__Source code of charts__:
┏━━
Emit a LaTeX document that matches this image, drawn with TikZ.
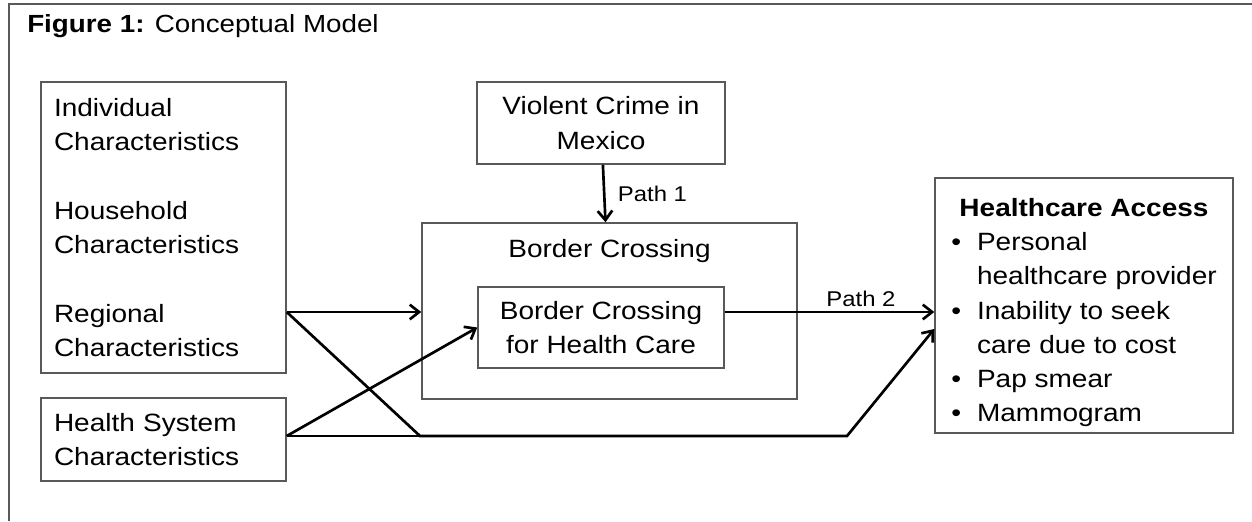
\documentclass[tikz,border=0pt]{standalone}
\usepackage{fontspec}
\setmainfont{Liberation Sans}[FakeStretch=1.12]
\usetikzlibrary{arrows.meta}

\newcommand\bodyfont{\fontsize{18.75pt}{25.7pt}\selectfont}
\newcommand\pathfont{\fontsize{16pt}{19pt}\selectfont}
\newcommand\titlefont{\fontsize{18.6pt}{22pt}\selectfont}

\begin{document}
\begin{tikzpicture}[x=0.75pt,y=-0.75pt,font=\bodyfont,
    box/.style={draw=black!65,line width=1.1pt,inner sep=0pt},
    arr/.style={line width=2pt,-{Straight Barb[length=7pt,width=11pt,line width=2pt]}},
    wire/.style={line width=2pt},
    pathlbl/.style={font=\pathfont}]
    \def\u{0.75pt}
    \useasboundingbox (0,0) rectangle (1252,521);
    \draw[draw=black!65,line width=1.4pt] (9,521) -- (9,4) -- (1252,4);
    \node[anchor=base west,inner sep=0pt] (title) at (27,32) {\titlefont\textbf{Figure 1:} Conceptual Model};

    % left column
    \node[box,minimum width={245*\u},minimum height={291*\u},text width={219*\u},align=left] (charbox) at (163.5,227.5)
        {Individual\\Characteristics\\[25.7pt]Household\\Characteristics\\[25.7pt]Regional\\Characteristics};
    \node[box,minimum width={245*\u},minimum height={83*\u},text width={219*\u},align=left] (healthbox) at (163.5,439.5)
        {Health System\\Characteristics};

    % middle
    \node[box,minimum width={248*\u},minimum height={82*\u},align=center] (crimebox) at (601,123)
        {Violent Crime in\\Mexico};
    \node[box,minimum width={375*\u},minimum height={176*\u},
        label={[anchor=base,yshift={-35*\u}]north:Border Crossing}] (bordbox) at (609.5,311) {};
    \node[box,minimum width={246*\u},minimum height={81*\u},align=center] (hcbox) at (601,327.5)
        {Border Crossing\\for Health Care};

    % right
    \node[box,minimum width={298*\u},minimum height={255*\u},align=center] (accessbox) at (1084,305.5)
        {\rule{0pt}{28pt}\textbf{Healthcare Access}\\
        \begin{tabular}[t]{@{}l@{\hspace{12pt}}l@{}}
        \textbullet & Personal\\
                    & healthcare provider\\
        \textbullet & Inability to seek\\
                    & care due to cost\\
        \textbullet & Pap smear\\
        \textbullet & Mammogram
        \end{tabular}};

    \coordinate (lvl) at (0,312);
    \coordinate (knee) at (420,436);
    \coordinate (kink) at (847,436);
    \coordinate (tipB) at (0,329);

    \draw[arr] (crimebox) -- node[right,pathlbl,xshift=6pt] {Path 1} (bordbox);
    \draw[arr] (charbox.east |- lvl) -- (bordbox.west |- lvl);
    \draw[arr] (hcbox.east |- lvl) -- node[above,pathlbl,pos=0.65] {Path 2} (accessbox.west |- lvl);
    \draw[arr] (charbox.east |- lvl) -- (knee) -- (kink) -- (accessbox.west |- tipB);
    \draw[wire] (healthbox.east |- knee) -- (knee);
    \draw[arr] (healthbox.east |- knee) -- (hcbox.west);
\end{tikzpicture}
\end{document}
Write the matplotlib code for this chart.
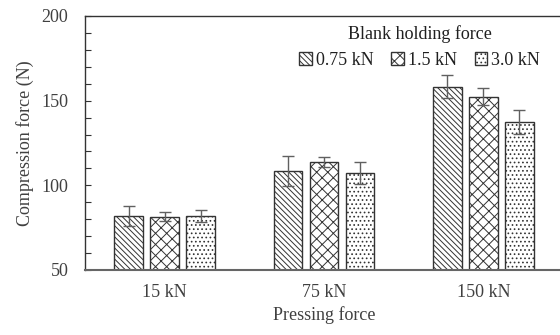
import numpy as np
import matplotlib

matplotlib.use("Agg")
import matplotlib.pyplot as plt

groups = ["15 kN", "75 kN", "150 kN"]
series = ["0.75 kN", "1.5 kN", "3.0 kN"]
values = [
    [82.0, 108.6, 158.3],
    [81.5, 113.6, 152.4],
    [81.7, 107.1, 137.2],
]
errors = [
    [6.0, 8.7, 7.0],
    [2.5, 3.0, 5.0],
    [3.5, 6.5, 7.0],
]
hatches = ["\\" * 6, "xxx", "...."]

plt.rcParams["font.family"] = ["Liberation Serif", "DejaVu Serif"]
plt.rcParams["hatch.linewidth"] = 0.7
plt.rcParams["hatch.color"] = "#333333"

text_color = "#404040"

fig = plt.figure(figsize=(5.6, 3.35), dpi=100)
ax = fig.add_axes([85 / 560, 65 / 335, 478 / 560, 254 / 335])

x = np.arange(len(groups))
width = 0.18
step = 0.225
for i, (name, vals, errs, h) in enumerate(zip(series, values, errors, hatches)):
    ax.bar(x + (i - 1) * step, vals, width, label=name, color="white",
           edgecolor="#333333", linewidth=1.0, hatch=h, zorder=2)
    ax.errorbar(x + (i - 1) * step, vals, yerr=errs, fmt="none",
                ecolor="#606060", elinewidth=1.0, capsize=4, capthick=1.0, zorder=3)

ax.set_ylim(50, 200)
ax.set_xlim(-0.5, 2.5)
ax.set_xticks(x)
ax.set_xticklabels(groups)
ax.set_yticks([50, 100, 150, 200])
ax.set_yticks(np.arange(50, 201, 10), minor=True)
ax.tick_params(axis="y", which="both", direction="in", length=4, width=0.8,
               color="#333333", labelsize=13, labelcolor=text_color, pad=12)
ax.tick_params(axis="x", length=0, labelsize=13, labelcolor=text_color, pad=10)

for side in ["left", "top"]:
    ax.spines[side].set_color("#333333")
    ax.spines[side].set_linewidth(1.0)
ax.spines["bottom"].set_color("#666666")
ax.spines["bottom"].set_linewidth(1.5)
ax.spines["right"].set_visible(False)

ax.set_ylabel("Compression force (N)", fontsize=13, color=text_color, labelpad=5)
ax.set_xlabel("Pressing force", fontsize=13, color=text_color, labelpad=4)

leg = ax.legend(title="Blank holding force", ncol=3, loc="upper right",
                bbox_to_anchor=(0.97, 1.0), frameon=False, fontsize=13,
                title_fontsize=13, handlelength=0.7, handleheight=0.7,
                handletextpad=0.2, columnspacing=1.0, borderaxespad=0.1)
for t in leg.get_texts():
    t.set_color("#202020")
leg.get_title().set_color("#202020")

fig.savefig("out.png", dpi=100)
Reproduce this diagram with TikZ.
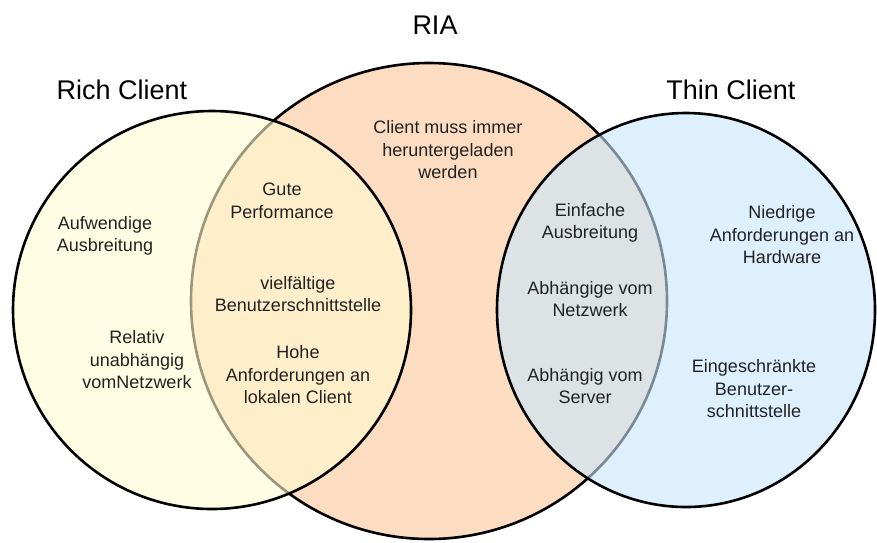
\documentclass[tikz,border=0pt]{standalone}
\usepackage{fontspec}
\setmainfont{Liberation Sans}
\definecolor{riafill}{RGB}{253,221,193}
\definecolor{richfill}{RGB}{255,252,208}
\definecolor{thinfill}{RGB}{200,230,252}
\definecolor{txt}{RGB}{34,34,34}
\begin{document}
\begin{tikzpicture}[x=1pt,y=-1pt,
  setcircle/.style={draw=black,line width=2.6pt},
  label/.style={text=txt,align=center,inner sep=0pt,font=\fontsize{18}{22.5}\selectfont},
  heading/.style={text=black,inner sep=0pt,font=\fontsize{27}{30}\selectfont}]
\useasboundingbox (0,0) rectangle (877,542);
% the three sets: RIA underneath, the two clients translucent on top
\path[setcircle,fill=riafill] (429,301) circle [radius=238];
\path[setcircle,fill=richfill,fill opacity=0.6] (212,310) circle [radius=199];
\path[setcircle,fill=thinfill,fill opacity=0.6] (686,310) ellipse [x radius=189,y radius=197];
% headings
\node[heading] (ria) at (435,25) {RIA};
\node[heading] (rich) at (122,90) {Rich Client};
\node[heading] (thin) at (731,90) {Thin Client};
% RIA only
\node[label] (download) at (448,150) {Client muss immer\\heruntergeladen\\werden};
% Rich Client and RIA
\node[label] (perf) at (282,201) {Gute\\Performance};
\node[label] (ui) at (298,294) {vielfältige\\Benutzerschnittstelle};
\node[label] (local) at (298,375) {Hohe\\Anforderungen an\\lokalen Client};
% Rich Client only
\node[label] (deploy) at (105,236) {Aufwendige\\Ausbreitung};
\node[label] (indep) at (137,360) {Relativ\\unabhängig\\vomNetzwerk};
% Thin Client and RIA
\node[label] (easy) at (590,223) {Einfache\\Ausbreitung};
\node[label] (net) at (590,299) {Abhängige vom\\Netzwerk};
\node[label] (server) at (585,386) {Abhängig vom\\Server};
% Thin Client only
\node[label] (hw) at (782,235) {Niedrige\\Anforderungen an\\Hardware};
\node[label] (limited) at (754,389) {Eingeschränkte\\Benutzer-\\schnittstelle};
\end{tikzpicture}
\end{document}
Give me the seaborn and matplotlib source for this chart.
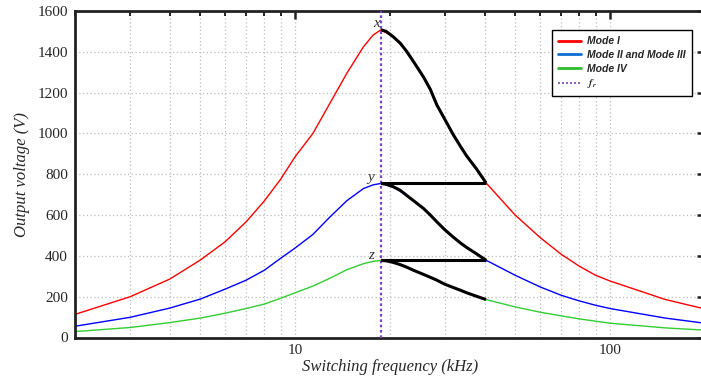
┗━━
__INSTRUCTION__: Find the lines containing "with" and pull them out.

__FINAL RESULT__:
Emit a LaTeX document that matches this image, drawn with TikZ.
Reproduce this diagram with TikZ.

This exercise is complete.